▶ **AVAILABLE DATA**:
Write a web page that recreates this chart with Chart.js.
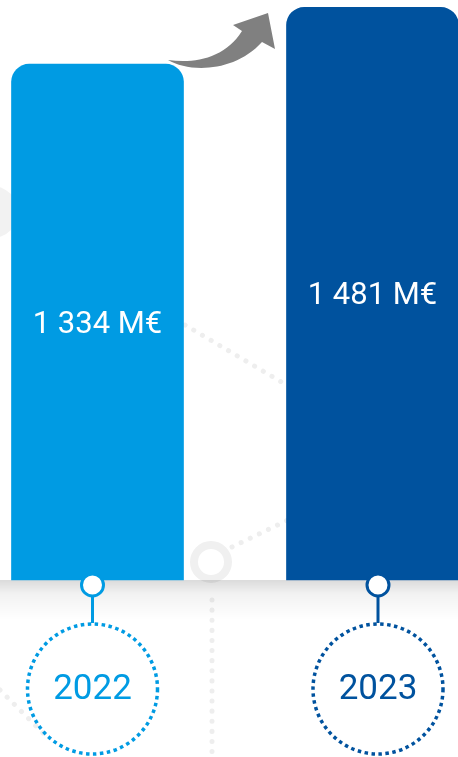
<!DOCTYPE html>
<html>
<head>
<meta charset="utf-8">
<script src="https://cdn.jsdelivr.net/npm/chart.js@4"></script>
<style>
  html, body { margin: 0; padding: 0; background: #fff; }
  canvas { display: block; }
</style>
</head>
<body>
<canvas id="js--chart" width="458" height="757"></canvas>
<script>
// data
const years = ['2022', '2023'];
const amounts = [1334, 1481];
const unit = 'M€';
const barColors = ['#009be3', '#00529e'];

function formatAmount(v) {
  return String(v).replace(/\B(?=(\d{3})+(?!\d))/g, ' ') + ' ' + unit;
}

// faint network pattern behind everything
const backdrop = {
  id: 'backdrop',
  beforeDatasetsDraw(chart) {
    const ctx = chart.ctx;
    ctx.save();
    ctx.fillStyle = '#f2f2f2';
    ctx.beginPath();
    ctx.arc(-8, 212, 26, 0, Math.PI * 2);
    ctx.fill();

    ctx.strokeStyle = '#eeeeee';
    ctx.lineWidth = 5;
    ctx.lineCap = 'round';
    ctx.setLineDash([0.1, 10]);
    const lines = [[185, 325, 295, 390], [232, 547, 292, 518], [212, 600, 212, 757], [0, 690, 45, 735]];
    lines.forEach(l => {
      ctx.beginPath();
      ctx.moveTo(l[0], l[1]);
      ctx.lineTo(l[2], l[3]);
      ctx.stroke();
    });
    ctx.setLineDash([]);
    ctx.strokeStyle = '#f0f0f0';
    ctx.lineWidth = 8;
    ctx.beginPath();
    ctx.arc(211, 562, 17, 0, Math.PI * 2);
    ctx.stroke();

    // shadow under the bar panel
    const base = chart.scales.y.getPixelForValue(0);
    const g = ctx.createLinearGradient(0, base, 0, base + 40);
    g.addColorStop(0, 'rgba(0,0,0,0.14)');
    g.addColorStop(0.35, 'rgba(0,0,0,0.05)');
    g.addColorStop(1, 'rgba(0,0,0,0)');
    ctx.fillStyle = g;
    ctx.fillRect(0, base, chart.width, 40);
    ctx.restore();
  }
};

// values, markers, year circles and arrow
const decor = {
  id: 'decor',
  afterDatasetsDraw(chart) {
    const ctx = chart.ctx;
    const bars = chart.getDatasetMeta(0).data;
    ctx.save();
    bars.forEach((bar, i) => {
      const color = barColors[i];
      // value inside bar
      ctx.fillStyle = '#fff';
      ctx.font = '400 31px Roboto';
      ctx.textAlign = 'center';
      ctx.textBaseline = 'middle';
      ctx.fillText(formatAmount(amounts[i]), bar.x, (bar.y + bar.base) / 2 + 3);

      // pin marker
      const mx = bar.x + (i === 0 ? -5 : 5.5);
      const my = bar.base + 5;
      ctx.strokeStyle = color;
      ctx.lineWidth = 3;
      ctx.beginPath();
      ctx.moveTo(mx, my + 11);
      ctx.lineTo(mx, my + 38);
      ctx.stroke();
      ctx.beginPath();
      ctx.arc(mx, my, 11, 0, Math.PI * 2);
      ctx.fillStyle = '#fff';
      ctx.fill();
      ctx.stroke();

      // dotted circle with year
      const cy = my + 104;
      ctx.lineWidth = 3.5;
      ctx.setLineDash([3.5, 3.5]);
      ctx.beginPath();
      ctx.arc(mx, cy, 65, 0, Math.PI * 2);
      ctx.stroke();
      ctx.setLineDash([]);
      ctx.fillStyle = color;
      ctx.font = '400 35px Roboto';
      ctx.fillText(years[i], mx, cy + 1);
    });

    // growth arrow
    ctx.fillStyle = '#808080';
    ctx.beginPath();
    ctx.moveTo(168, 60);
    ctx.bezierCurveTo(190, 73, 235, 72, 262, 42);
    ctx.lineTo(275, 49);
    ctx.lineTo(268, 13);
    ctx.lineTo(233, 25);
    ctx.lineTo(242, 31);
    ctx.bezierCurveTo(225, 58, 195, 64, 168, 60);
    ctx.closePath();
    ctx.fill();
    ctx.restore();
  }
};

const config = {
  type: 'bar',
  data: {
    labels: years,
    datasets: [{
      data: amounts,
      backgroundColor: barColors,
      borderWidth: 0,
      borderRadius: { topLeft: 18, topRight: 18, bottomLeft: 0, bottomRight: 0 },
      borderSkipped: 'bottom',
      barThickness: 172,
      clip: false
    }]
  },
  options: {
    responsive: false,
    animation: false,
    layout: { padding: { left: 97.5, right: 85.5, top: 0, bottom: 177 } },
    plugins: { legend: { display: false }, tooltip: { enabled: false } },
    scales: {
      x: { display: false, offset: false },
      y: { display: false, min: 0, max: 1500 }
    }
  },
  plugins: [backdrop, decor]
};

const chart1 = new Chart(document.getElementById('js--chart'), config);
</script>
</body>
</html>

▶ **WHAT YOU NEED TO DO**:
Transcribe the preceding listing in its entirety and with exact wording, leaving out pictures.

▶ **IN RESPONSE**:
Write a web page that recreates this chart with Chart.js.
<!DOCTYPE html>
<html>
<head>
<meta charset="utf-8">
<script src="https://cdn.jsdelivr.net/npm/chart.js@4"></script>
<style>
  html, body { margin: 0; padding: 0; background: #fff; }
  canvas { display: block; }
</style>
</head>
<body>
<canvas id="js--chart" width="458" height="757"></canvas>
<script>
// data
const years = ['2022', '2023'];
const amounts = [1334, 1481];
const unit = 'M€';
const barColors = ['#009be3', '#00529e'];

function formatAmount(v) {
  return String(v).replace(/\B(?=(\d{3})+(?!\d))/g, ' ') + ' ' + unit;
}

// faint network pattern behind everything
const backdrop = {
  id: 'backdrop',
  beforeDatasetsDraw(chart) {
    const ctx = chart.ctx;
    ctx.save();
    ctx.fillStyle = '#f2f2f2';
    ctx.beginPath();
    ctx.arc(-8, 212, 26, 0, Math.PI * 2);
    ctx.fill();

    ctx.strokeStyle = '#eeeeee';
    ctx.lineWidth = 5;
    ctx.lineCap = 'round';
    ctx.setLineDash([0.1, 10]);
    const lines = [[185, 325, 295, 390], [232, 547, 292, 518], [212, 600, 212, 757], [0, 690, 45, 735]];
    lines.forEach(l => {
      ctx.beginPath();
      ctx.moveTo(l[0], l[1]);
      ctx.lineTo(l[2], l[3]);
      ctx.stroke();
    });
    ctx.setLineDash([]);
    ctx.strokeStyle = '#f0f0f0';
    ctx.lineWidth = 8;
    ctx.beginPath();
    ctx.arc(211, 562, 17, 0, Math.PI * 2);
    ctx.stroke();

    // shadow under the bar panel
    const base = chart.scales.y.getPixelForValue(0);
    const g = ctx.createLinearGradient(0, base, 0, base + 40);
    g.addColorStop(0, 'rgba(0,0,0,0.14)');
    g.addColorStop(0.35, 'rgba(0,0,0,0.05)');
    g.addColorStop(1, 'rgba(0,0,0,0)');
    ctx.fillStyle = g;
    ctx.fillRect(0, base, chart.width, 40);
    ctx.restore();
  }
};

// values, markers, year circles and arrow
const decor = {
  id: 'decor',
  afterDatasetsDraw(chart) {
    const ctx = chart.ctx;
    const bars = chart.getDatasetMeta(0).data;
    ctx.save();
    bars.forEach((bar, i) => {
      const color = barColors[i];
      // value inside bar
      ctx.fillStyle = '#fff';
      ctx.font = '400 31px Roboto';
      ctx.textAlign = 'center';
      ctx.textBaseline = 'middle';
      ctx.fillText(formatAmount(amounts[i]), bar.x, (bar.y + bar.base) / 2 + 3);

      // pin marker
      const mx = bar.x + (i === 0 ? -5 : 5.5);
      const my = bar.base + 5;
      ctx.strokeStyle = color;
      ctx.lineWidth = 3;
      ctx.beginPath();
      ctx.moveTo(mx, my + 11);
      ctx.lineTo(mx, my + 38);
      ctx.stroke();
      ctx.beginPath();
      ctx.arc(mx, my, 11, 0, Math.PI * 2);
      ctx.fillStyle = '#fff';
      ctx.fill();
      ctx.stroke();

      // dotted circle with year
      const cy = my + 104;
      ctx.lineWidth = 3.5;
      ctx.setLineDash([3.5, 3.5]);
      ctx.beginPath();
      ctx.arc(mx, cy, 65, 0, Math.PI * 2);
      ctx.stroke();
      ctx.setLineDash([]);
      ctx.fillStyle = color;
      ctx.font = '400 35px Roboto';
      ctx.fillText(years[i], mx, cy + 1);
    });

    // growth arrow
    ctx.fillStyle = '#808080';
    ctx.beginPath();
    ctx.moveTo(168, 60);
    ctx.bezierCurveTo(190, 73, 235, 72, 262, 42);
    ctx.lineTo(275, 49);
    ctx.lineTo(268, 13);
    ctx.lineTo(233, 25);
    ctx.lineTo(242, 31);
    ctx.bezierCurveTo(225, 58, 195, 64, 168, 60);
    ctx.closePath();
    ctx.fill();
    ctx.restore();
  }
};

const config = {
  type: 'bar',
  data: {
    labels: years,
    datasets: [{
      data: amounts,
      backgroundColor: barColors,
      borderWidth: 0,
      borderRadius: { topLeft: 18, topRight: 18, bottomLeft: 0, bottomRight: 0 },
      borderSkipped: 'bottom',
      barThickness: 172,
      clip: false
    }]
  },
  options: {
    responsive: false,
    animation: false,
    layout: { padding: { left: 97.5, right: 85.5, top: 0, bottom: 177 } },
    plugins: { legend: { display: false }, tooltip: { enabled: false } },
    scales: {
      x: { display: false, offset: false },
      y: { display: false, min: 0, max: 1500 }
    }
  },
  plugins: [backdrop, decor]
};

const chart1 = new Chart(document.getElementById('js--chart'), config);
</script>
</body>
</html>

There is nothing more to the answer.